» **EXERCISE INSTRUCTIONS**
The line containing "plt.rcParams['font.family'] = ['Liberation" marks the end: extract everything from the first line of the data through that line, exactly, with no pictures.
══ SUPPLIED INFORMATION ══
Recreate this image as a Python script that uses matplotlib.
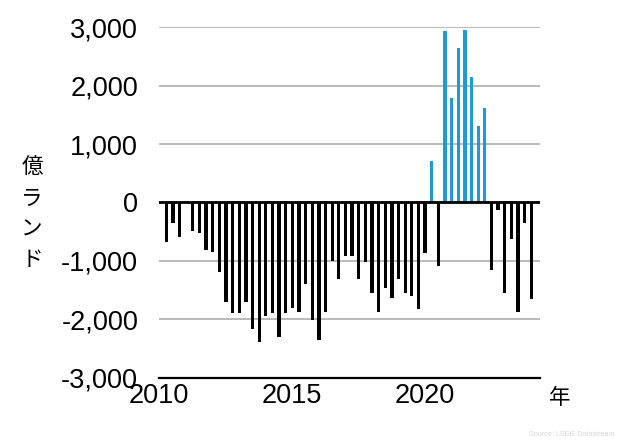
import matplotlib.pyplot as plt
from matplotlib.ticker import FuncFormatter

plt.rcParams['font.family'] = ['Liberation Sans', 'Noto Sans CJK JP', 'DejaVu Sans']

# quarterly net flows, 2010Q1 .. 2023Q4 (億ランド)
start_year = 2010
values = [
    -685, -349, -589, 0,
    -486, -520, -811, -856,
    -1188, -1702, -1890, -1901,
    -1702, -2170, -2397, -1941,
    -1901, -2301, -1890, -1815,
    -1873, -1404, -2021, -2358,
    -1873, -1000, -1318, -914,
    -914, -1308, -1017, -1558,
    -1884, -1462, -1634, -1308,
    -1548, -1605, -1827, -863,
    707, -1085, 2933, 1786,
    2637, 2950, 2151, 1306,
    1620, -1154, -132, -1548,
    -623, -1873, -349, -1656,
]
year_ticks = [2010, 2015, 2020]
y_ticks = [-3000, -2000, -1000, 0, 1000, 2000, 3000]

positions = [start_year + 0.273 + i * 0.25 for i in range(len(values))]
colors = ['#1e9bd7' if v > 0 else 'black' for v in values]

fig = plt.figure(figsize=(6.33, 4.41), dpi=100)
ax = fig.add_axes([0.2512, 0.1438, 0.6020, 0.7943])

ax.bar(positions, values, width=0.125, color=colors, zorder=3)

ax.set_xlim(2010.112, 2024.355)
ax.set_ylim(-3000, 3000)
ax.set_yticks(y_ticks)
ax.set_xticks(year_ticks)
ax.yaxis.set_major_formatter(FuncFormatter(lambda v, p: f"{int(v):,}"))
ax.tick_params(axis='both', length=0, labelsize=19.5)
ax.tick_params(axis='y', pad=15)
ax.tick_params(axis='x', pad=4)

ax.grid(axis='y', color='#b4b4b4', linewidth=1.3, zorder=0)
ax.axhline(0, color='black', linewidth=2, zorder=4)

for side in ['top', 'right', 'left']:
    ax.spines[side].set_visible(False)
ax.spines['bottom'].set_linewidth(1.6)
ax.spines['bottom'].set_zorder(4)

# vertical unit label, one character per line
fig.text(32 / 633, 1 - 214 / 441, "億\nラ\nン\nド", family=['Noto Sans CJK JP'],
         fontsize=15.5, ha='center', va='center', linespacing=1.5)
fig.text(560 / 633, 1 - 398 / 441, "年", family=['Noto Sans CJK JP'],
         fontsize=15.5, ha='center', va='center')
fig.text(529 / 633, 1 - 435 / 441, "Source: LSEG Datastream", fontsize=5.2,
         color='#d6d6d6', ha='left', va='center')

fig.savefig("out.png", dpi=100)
═══
» **SOLUTION BELOW**
Recreate this image as a Python script that uses matplotlib.
import matplotlib.pyplot as plt
from matplotlib.ticker import FuncFormatter

plt.rcParams['font.family'] = ['Liberation Sans', 'Noto Sans CJK JP', 'DejaVu Sans']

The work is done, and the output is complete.